CRESTVIEW — The Crestview City Council, at its workshop Monday night, discussed ideas for reaching out to voters to educate them about the upcoming city charter referendum slated for the August 28 primary election.
City Council approved a referendum in December 2017 to scrap the current charter and replace it with a new form of city government. The referendum will appear on the August 28 primary election ballot for voter approval.
Part of the discussion focused on how the options would appear on the ballot, but most of the debate was centered on voter outreach and education.
“That’s been my concern for three years, educating the people,” Councilman Joe Blocker said. “I still believe, number one, that should be done and we’re (going to) have to spend a few dollars to do it.”
The council debated a number of ways to reach out to voters, ranging from social media outreach to public town hall forums to including inserts within city water bills. However, the consensus was that there is no single form of outreach that would be most effective. A combination of channels would be necessary to educate voters.
Christian Wirth, a Crestview resident who owns a software engineering company, offered to help with internet outreach.
“I think if we spread the word, if we tell people what we’re talking about at these events, a lot more people will come,” Wirth said.
Councilman Shannon Hayes emphasized the need to make the options simple and readable in order to be accessible to more voters. He was also concerned about low voter turnout, even with outreach efforts in place.
“No matter how much we do to educate the public, there’s (going to) be a certain percentage that we’re not (going to) reach regardless,” Hayes said. “My major concern is I know a certain percentage that is (going to)be well informed. What about the ones who aren’t informed and aren’t (going to) vote?”
Council President J.B. Whitten acknowledged concerns about voter turnout, citing 3.8 percent turnout in the last city council election, but was optimistic about civic engagement in Crestview.
“I’ve seen a change since the last election,” Whitten said. “There are people engaged that were not engaged before. I think you’re (going to) be surprised.

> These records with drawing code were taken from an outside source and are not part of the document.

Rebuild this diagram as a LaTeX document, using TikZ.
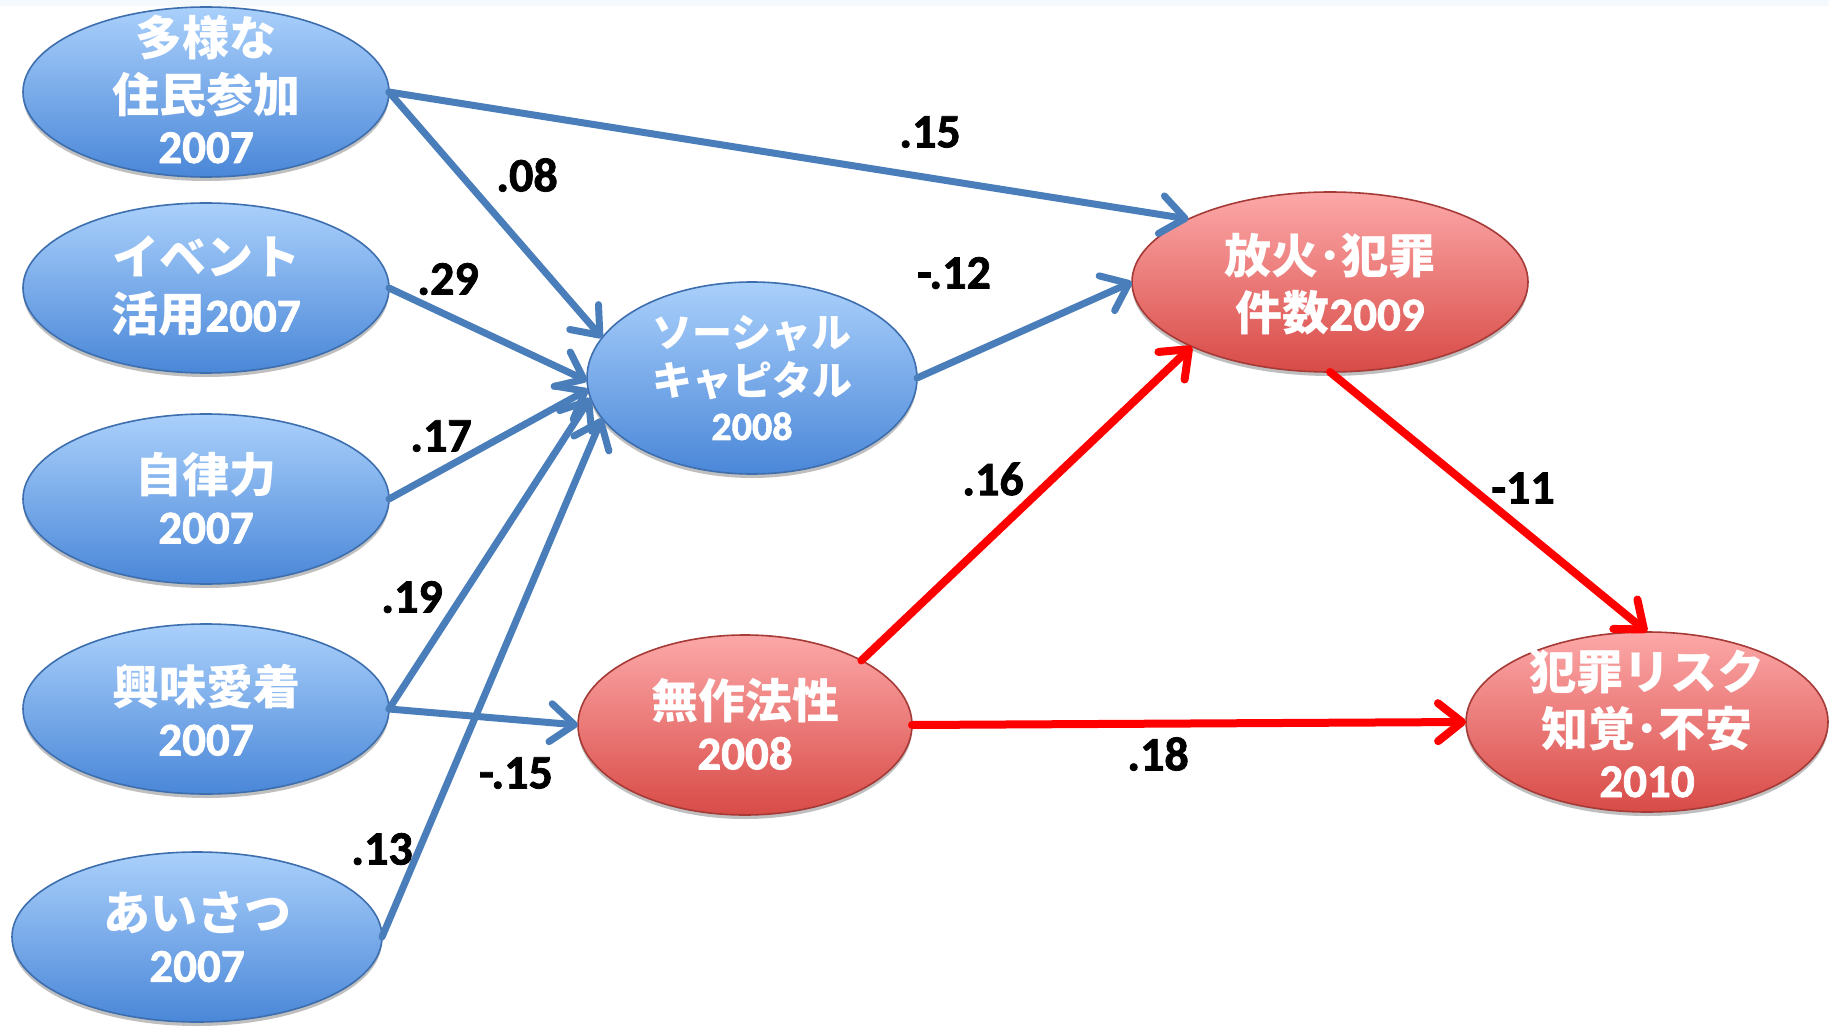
\documentclass[tikz,border=0pt]{standalone}
\usepackage{fontspec}
\setmainfont{Carlito}[BoldFont={Carlito Bold},BoldFeatures={FakeBold=1.6}]
\newfontfamily\cjk{Noto Sans CJK JP Bold}
\usetikzlibrary{shapes.geometric,arrows.meta,shadows}
\definecolor{bluetop}{HTML}{AAD0FB}
\definecolor{bluebot}{HTML}{4A87D8}
\definecolor{blueedge}{HTML}{3D6EAE}
\definecolor{redtop}{HTML}{FCA8A8}
\definecolor{redbot}{HTML}{D84B47}
\definecolor{rededge}{HTML}{A53A37}
\definecolor{bluearrow}{HTML}{4A7EBB}
\definecolor{redarrow}{HTML}{FF0000}
\definecolor{topband}{HTML}{F4F9FE}
\begin{document}
\begin{tikzpicture}[x=0.5pt,y=-0.5pt,
  oval/.style={ellipse, inner sep=0pt, outer sep=0pt,
    drop shadow={shadow xshift=0pt,shadow yshift=-2pt,opacity=0.25,fill=black}},
  blueoval/.style={oval, top color=bluetop, bottom color=bluebot, draw=blueedge, line width=0.8pt},
  redoval/.style={oval, top color=redtop, bottom color=redbot, draw=rededge, line width=0.8pt},
  lbl/.style={text=white, font=\fontsize{23.5}{28.5}\selectfont\bfseries, align=center, inner sep=0pt},
  lblsmall/.style={lbl, font=\fontsize{20}{24}\selectfont\bfseries},
  coef/.style={font=\fontsize{24}{28}\selectfont\bfseries, text=black, inner sep=0pt},
  barrow/.style={draw=bluearrow, line width=3.5pt, line cap=round,
    -{Straight Barb[length=12pt,width=19pt,line cap=round,line join=round]}},
  rarrow/.style={draw=redarrow, line width=4pt, line cap=round,
    -{Straight Barb[length=12pt,width=19pt,line cap=round,line join=round]}}
]
\fill[white] (0,0) rectangle (1829,1027);
\fill[topband] (0,0) rectangle (1829,6);
\useasboundingbox (0,0) rectangle (1829,1027);

% nodes
\node[blueoval, minimum width=183pt, minimum height=85pt] (A) at (206,92) {};
\node[blueoval, minimum width=183pt, minimum height=85pt] (B) at (206,288) {};
\node[blueoval, minimum width=183pt, minimum height=85pt] (C) at (206,499) {};
\node[blueoval, minimum width=183pt, minimum height=85pt] (D) at (206,709) {};
\node[blueoval, minimum width=185pt, minimum height=85pt] (E) at (197,937) {};
\node[blueoval, minimum width=165pt, minimum height=96pt] (SC) at (752,378) {};
\node[redoval, minimum width=198pt, minimum height=90pt] (F) at (1330,282) {};
\node[redoval, minimum width=167pt, minimum height=90pt] (G) at (745,725) {};
\node[redoval, minimum width=181pt, minimum height=90pt] (H) at (1647,722) {};

\node[lbl] (tA) at (206,89) {{\cjk 多様な}\\{\cjk 住民参加}\\[-3pt]2007};
\node[lbl] (tB) at (206,286) {{\cjk イベント}\\{\cjk 活用}2007};
\node[lbl] (tC) at (206,498) {{\cjk 自律力}\\[-3pt]2007};
\node[lbl] (tD) at (206,710) {{\cjk 興味愛着}\\[-3pt]2007};
\node[lbl] (tE) at (197,937) {{\cjk あいさつ}\\[-3pt]2007};
\node[lblsmall] (tSC) at (752,378) {{\cjk ソーシャル}\\{\cjk キャピタル}\\[-2pt]2008};
\node[lbl] (tF) at (1330,284) {{\cjk 放火･犯罪}\\{\cjk 件数}2009};
\node[lbl] (tG) at (745,724) {{\cjk 無作法性}\\[-3pt]2008};
\node[lbl] (tH) at (1647,723) {{\cjk 犯罪リスク}\\{\cjk 知覚･不安}\\[-3pt]2010};

% connectors
\draw[barrow] (A.east) -- (F.156);
\draw[barrow] (A.east) -- (SC.165);
\draw[barrow] (B.east) -- (SC.181);
\draw[barrow] (C.east) -- (SC.184);
\draw[barrow] (D.east) -- (SC.187);
\draw[barrow] (D.east) -- (G.west);
\draw[barrow] (E.east) -- (SC.195);
\draw[barrow] (SC.east) -- (F.west);
\draw[rarrow] (G.29) -- (F.205);
\draw[rarrow] (G.east) -- (H.west);
\draw[rarrow] (F.south) -- (H.north);

% coefficients
\node[coef] (c15) at (930,132) {.15};
\node[coef] (c08) at (527,175) {.08};
\node[coef] (c29) at (448,279) {.29};
\node[coef] (c17) at (441,436) {.17};
\node[coef] (c19) at (412,597) {.19};
\node[coef] (cm15) at (516,773) {-.15};
\node[coef] (c13) at (382,849) {.13};
\node[coef] (cm12) at (954,273) {-.12};
\node[coef] (c16) at (993,479) {.16};
\node[coef] (c18) at (1158,754) {.18};
\node[coef] (cm11) at (1523,488) {-11};
\end{tikzpicture}
\end{document}
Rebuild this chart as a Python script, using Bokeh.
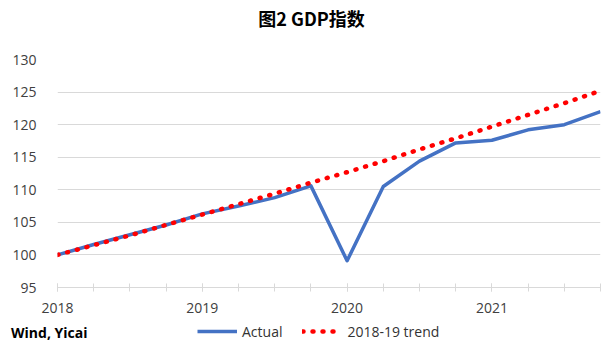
from bokeh.plotting import figure
from bokeh.models import Range1d, FixedTicker, Legend, LegendItem, Label, LinearAxis
from bokeh.layouts import column
from bokeh.embed import file_html
from bokeh.resources import INLINE

# Quarterly index, 2018Q1 .. 2021Q4
quarters = list(range(16))
actual = [100.0, 101.6, 103.1, 104.6, 106.3, 107.5, 108.8, 110.6,
          99.1, 110.5, 114.4, 117.2, 117.6, 119.2, 120.0, 122.0]
trend = [100.0, 101.5, 103.0, 104.6, 106.2, 107.8, 109.4, 111.1,
         112.7, 114.4, 116.2, 117.9, 119.7, 121.5, 123.3, 125.2]
year_ticks = [0, 4, 8, 12]
year_labels = ["2018", "2019", "2020", "2021"]
y_ticks = [95, 100, 105, 110, 115, 120, 125, 130]

FONT = "Open Sans"
GRID = "#d9d9d9"
BLUE = "#4472C4"
RED = "#FF0000"
W = 606
L, R = 57, 6            # frame borders (frames are aligned in the column)


def strip(h):
    f = figure(width=W, height=h, output_backend="svg", toolbar_location=None,
               x_range=Range1d(L, W - R), y_range=Range1d(0, h),
               x_axis_type=None, y_axis_type=None,
               min_border_left=L, min_border_right=R, min_border_top=0, min_border_bottom=0)
    f.outline_line_color = None
    f.xgrid.visible = False
    f.ygrid.visible = False
    f.background_fill_color = "white"
    f.border_fill_color = "white"
    return f


# ---- title strip ----
top = strip(35)
top.add_layout(Label(x=311, y=18, text="图2 GDP指数", text_align="center", text_baseline="middle",
                     text_font="Noto Sans CJK SC", text_font_size="18px", text_font_style="bold",
                     text_color="black"))

# ---- main chart ----
p = figure(width=W, height=287, output_backend="svg", toolbar_location=None,
           x_range=Range1d(0, 15), y_range=Range1d(95, 130),
           min_border_left=L, min_border_right=R, min_border_top=24, min_border_bottom=35)
p.outline_line_color = None
p.background_fill_color = "white"
p.border_fill_color = "white"

p.line(quarters, actual, line_color=BLUE, line_width=3.5, line_join="round")
p.line(quarters, trend, line_color=RED, line_width=4.5, line_dash="1 9", line_cap="round")

xa = p.xaxis[0]
xa.ticker = FixedTicker(ticks=year_ticks, minor_ticks=quarters)
xa.major_label_overrides = {t: l for t, l in zip(year_ticks, year_labels)}
xa.axis_line_color = GRID
xa.major_tick_line_color = GRID
xa.minor_tick_line_color = GRID
xa.major_tick_in = 4
xa.major_tick_out = 4
xa.minor_tick_in = 4
xa.minor_tick_out = 4
xa.major_label_standoff = 11
xa.major_label_text_font = FONT
xa.major_label_text_font_size = "14px"
xa.major_label_text_color = "#404040"

ya = p.yaxis[0]
ya.ticker = FixedTicker(ticks=y_ticks)
ya.axis_line_color = None
ya.major_tick_line_color = None
ya.minor_tick_line_color = None
ya.major_tick_out = 0
ya.minor_tick_out = 0
ya.major_label_standoff = 21
ya.major_label_text_font = FONT
ya.major_label_text_font_size = "14px"
ya.major_label_text_color = "#404040"

p.xgrid.grid_line_color = None
p.ygrid.grid_line_color = GRID
p.ygrid.grid_line_width = 1

# ---- legend / source strip ----
bot = strip(29)
la = bot.line(quarters, actual, line_color=BLUE, line_width=3.5)      # off-view, legend only
lt = bot.line(quarters, trend, line_color=RED, line_width=4.5, line_dash="1 9", line_cap="round")
legend = Legend(items=[LegendItem(label="Actual", renderers=[la]),
                       LegendItem(label="2018-19 trend", renderers=[lt])],
                orientation="horizontal", location=(197 - L, 10),
                glyph_width=40, glyph_height=20, label_height=20,
                label_standoff=5, spacing=20, padding=0, margin=0,
                border_line_color=None, background_fill_alpha=0,
                label_text_font=FONT, label_text_font_size="14px",
                label_text_color="#333333")
bot.add_layout(legend)

# source note drawn as the strip's left-axis label (side panels are not clipped)
src_axis = LinearAxis(ticker=FixedTicker(ticks=[20]), major_label_overrides={20: "Wind, Yicai"},
                      axis_line_color=None, major_tick_line_color=None, minor_tick_line_color=None,
                      major_tick_out=0, minor_tick_out=0, major_label_standoff=-30,
                      major_label_text_font=FONT, major_label_text_font_size="14px",
                      major_label_text_font_style="bold", major_label_text_color="black")
bot.add_layout(src_axis, "left")

layout = column(top, p, bot, spacing=0)
open("out.html", "w").write(file_html(layout, INLINE))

I think there are (going to) be people showing up at the polls that we didn’t see before.”
Whitten cited as evidence town halls that he has held over the past year, and civic-minded groups such as the Crestview Citizens for Change Facebook group, which has over 1,300 members.
Crestview Director of Growth Management Teresa Gaillard said under Florida law any message to voters that comes from the city paid for with city funds must be strictly factual and unbiased. However, individual council members are free to state their opinion on the referendum and its outcome at any time.
At the end of the workshop, meeting attendees offered their own takes on how to engage voters and what the message should look like.
“We need to maybe look at that, as far as getting the word out there to the people on voting,” Crestview resident Sue Jones said. “It doesn’t matter who you’re voting for or what you’re voting for, just go to the polls and vote.”